** Start **

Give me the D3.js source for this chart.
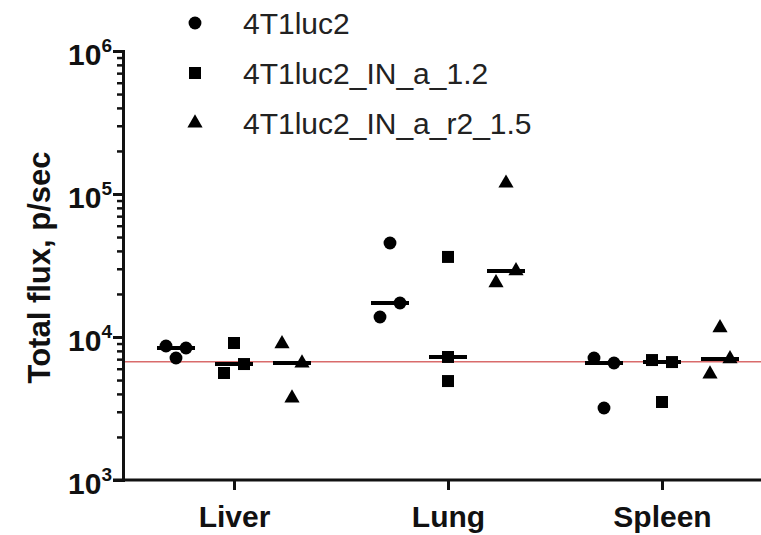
<!DOCTYPE html>
<html>
<head>
<meta charset="utf-8">
<script src="https://cdn.jsdelivr.net/npm/d3@7"></script>
<style>
  body { margin: 0; background: #fff; }
  svg { display: block; font-family: "Liberation Sans", Arial, sans-serif; }
</style>
</head>
<body>
<svg width="761" height="535"></svg>
<script>
// data
var categories = ["Liver", "Lung", "Spleen"];
var seriesNames = ["4T1luc2", "4T1luc2_IN_a_1.2", "4T1luc2_IN_a_r2_1.5"];
var circleValues = [[8650, 7130, 8380], [45400, 17300, 13800], [7130, 6580, 3190]];
var squareValues = [[9080, 5600, 6470], [36300, 7250, 4920], [6900, 6680, 3510]];
var triangleValues = [[8950, 6580, 3740], [119000, 29000, 23900], [11600, 7030, 5510]];
var yTickValues = [1e3, 1e4, 1e5, 1e6];
var threshold = 6700;

var svg = d3.select("svg"),
    margin = { top: 51, right: 0, bottom: 55, left: 123 },
    width = +svg.attr("width") - margin.left - margin.right,
    height = +svg.attr("height") - margin.top - margin.bottom,
    g = svg.append("g").attr("transform", "translate(" + margin.left + "," + margin.top + ")");

var x = d3.scalePoint().domain(categories).range([111, 539]);
var xOffset = d3.scalePoint().domain(seriesNames).range([-58, 58]);
var y = d3.scaleLog().domain([1e3, 1e6]).range([height, 0]);

// GraphPad spreads overlapping points sideways; slot per point (-1, 0, 1)
var spread = 10;
var slots = [
    [[-1, 0, 1], [0, -1, 1], [-1, 1, 0]],
    [[0, 1, -1], [0, 0, 0], [0, 1, -1]],
    [[-1, 1, 0], [-1, 1, 0], [0, 1, -1]]
];

var symbols = [d3.symbolCircle, d3.symbolSquare, d3.symbolTriangle];
var symbolSizes = [130, 144, 100];
var allValues = [circleValues, squareValues, triangleValues];

// threshold line
g.append("line")
    .attr("x1", 0).attr("x2", width)
    .attr("y1", y(threshold)).attr("y2", y(threshold))
    .attr("stroke", "#d96b6b")
    .attr("stroke-width", 1.5);

// minor ticks
var minorTicks = [];
[1e3, 1e4, 1e5].forEach(d => { for (var k = 2; k < 10; k++) minorTicks.push(d * k); });

g.append("g")
    .call(d3.axisLeft(y).tickValues(minorTicks).tickSize(6).tickFormat(""))
    .call(a => a.select(".domain").remove())
    .selectAll("line").attr("stroke", "#111").attr("stroke-width", 2.5);

var yAxis = g.append("g")
    .call(d3.axisLeft(y).tickValues(yTickValues).tickSize(10).tickFormat(""));
yAxis.select(".domain").attr("stroke", "#111").attr("stroke-width", 3);
yAxis.selectAll("line").attr("stroke", "#111").attr("stroke-width", 3);

var yLabels = g.append("g").selectAll("text")
    .data(yTickValues)
    .join("text")
    .attr("x", -11)
    .attr("y", d => y(d) + 14)
    .attr("text-anchor", "end")
    .attr("font-weight", "bold")
    .attr("font-size", 30)
    .attr("fill", "#111");
yLabels.append("tspan").text("10");
yLabels.append("tspan")
    .attr("dy", -13)
    .attr("font-size", 19)
    .text(d => Math.round(Math.log10(d)));

var xAxis = g.append("g")
    .attr("transform", "translate(0," + height + ")")
    .call(d3.axisBottom(x).tickSize(10).tickPadding(8).tickSizeOuter(0));
xAxis.select(".domain")
    .attr("d", "M-10,0H" + width)
    .attr("stroke", "#111").attr("stroke-width", 3);
xAxis.selectAll("line").attr("stroke", "#111").attr("stroke-width", 3);
xAxis.selectAll("text")
    .attr("font-size", 30)
    .attr("font-weight", "bold")
    .attr("font-family", "Liberation Sans, Arial, sans-serif")
    .attr("fill", "#111")
    .attr("dy", "0.95em");

g.append("text")
    .attr("transform", "translate(" + (-73) + "," + (height / 2 + 2) + ") rotate(-90)")
    .attr("text-anchor", "middle")
    .attr("font-size", 31)
    .attr("font-weight", "bold")
    .attr("fill", "#111")
    .text("Total flux, p/sec");

// points and medians
allValues.forEach((values, s) => {
    values.forEach((vals, c) => {
        var cx = x(categories[c]) + xOffset(seriesNames[s]);
        g.append("line")
            .attr("x1", cx - 19).attr("x2", cx + 19)
            .attr("y1", y(d3.median(vals))).attr("y2", y(d3.median(vals)))
            .attr("stroke", "#000")
            .attr("stroke-width", 4);
        g.selectAll(null)
            .data(vals)
            .join("path")
            .attr("d", d3.symbol().type(symbols[s]).size(symbolSizes[s]))
            .attr("transform", (d, i) => "translate(" + (cx + slots[c][s][i] * spread) + "," + y(d) + ")")
            .attr("fill", "#000");
    });
});

// legend
var legend = svg.append("g")
    .selectAll("g")
    .data(seriesNames)
    .join("g")
    .attr("transform", (d, i) => "translate(195," + (23 + i * 50) + ")");
legend.append("path")
    .attr("d", (d, i) => d3.symbol().type(symbols[i]).size(symbolSizes[i])())
    .attr("fill", "#000");
legend.append("text")
    .attr("x", 48)
    .attr("y", 11)
    .attr("font-size", 30)
    .attr("fill", "#222")
    .text(d => d);
</script>
</body>
</html>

** End **

▸ WORK TO BE COMPLETED
Pictures are excluded: retype only the lines from the beginning of the listing above through the line with "var threshold = 6700;", both included.

▸ ANSWER TO THE EXERCISE
Give me the D3.js source for this chart.
<!DOCTYPE html>
<html>
<head>
<meta charset="utf-8">
<script src="https://cdn.jsdelivr.net/npm/d3@7"></script>
<style>
  body { margin: 0; background: #fff; }
  svg { display: block; font-family: "Liberation Sans", Arial, sans-serif; }
</style>
</head>
<body>
<svg width="761" height="535"></svg>
<script>
// data
var categories = ["Liver", "Lung", "Spleen"];
var seriesNames = ["4T1luc2", "4T1luc2_IN_a_1.2", "4T1luc2_IN_a_r2_1.5"];
var circleValues = [[8650, 7130, 8380], [45400, 17300, 13800], [7130, 6580, 3190]];
var squareValues = [[9080, 5600, 6470], [36300, 7250, 4920], [6900, 6680, 3510]];
var triangleValues = [[8950, 6580, 3740], [119000, 29000, 23900], [11600, 7030, 5510]];
var yTickValues = [1e3, 1e4, 1e5, 1e6];
var threshold = 6700;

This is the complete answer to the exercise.